The required output consists solely of the lines from the top of the listing through the line containing "import * as d3 from 'd3';", transcribed exactly.

>> begin DATASET CONTENT

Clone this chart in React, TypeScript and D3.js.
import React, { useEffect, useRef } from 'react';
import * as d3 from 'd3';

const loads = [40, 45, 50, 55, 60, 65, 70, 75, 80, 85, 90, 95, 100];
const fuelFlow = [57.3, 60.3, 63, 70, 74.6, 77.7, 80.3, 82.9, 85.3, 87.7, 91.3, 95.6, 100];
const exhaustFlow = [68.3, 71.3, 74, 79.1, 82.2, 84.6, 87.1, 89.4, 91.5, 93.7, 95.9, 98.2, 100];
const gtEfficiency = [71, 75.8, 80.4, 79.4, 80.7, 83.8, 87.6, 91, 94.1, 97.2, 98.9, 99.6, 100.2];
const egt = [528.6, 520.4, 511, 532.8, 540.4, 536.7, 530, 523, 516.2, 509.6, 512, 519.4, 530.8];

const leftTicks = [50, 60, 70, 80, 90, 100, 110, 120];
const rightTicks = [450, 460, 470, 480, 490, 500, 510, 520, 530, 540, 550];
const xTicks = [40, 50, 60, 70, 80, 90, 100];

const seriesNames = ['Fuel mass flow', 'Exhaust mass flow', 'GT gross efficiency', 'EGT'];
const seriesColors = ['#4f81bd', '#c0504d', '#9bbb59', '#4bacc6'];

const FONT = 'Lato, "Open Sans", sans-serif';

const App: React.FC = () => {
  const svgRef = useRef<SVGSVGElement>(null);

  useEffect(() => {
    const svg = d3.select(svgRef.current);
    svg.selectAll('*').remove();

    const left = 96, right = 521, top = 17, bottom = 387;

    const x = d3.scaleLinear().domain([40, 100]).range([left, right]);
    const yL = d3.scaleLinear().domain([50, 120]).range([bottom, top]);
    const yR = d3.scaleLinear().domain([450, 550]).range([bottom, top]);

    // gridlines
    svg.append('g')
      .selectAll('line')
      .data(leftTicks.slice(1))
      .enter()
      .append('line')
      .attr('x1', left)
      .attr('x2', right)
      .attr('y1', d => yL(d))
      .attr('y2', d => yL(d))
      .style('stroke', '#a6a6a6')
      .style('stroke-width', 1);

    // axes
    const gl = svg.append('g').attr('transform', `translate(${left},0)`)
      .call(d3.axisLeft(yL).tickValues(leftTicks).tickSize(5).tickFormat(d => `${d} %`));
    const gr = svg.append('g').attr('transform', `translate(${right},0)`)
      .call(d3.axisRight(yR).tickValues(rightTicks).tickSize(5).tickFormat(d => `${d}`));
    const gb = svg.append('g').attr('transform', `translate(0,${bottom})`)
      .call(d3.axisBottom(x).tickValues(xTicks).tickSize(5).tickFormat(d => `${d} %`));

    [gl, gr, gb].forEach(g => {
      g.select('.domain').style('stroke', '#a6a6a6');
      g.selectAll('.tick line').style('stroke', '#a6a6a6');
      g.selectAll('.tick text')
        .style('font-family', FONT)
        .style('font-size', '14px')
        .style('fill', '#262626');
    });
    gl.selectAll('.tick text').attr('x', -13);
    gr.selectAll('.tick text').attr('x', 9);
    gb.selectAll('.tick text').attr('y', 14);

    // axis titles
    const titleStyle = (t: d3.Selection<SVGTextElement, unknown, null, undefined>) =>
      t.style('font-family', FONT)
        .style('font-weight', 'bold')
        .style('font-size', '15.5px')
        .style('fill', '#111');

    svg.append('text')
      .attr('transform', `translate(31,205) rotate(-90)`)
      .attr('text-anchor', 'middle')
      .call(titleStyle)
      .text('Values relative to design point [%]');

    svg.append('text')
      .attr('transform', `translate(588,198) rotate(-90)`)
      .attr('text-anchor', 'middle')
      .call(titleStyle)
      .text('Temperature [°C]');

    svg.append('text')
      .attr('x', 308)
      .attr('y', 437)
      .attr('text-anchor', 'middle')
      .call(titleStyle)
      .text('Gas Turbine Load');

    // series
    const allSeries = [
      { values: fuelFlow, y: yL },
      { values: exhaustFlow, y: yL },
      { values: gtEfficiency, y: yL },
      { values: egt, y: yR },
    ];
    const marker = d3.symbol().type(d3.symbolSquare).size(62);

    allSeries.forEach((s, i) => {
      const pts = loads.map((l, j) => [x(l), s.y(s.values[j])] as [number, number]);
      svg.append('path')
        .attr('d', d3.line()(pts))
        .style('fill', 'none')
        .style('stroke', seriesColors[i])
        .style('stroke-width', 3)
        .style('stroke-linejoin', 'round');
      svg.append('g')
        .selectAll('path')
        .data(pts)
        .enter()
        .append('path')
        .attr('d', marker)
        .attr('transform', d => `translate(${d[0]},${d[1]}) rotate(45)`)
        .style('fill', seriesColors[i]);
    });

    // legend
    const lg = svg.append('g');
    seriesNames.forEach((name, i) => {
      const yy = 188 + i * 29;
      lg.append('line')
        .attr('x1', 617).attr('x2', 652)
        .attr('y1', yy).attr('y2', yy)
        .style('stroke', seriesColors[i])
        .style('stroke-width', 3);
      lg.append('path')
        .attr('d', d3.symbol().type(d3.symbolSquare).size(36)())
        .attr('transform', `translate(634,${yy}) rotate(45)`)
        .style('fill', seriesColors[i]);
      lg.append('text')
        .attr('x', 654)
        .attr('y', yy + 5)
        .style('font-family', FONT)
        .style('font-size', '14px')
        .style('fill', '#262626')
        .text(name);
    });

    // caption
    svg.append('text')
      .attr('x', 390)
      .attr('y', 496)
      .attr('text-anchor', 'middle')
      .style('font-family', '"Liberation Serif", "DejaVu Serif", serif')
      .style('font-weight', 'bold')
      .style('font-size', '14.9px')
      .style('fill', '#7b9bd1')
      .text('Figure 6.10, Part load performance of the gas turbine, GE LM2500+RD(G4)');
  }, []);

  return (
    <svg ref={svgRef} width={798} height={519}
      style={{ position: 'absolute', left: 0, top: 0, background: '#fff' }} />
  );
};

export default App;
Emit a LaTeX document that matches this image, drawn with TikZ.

>> end DATASET CONTENT

REPLY →
Clone this chart in React, TypeScript and D3.js.
import React, { useEffect, useRef } from 'react';
import * as d3 from 'd3';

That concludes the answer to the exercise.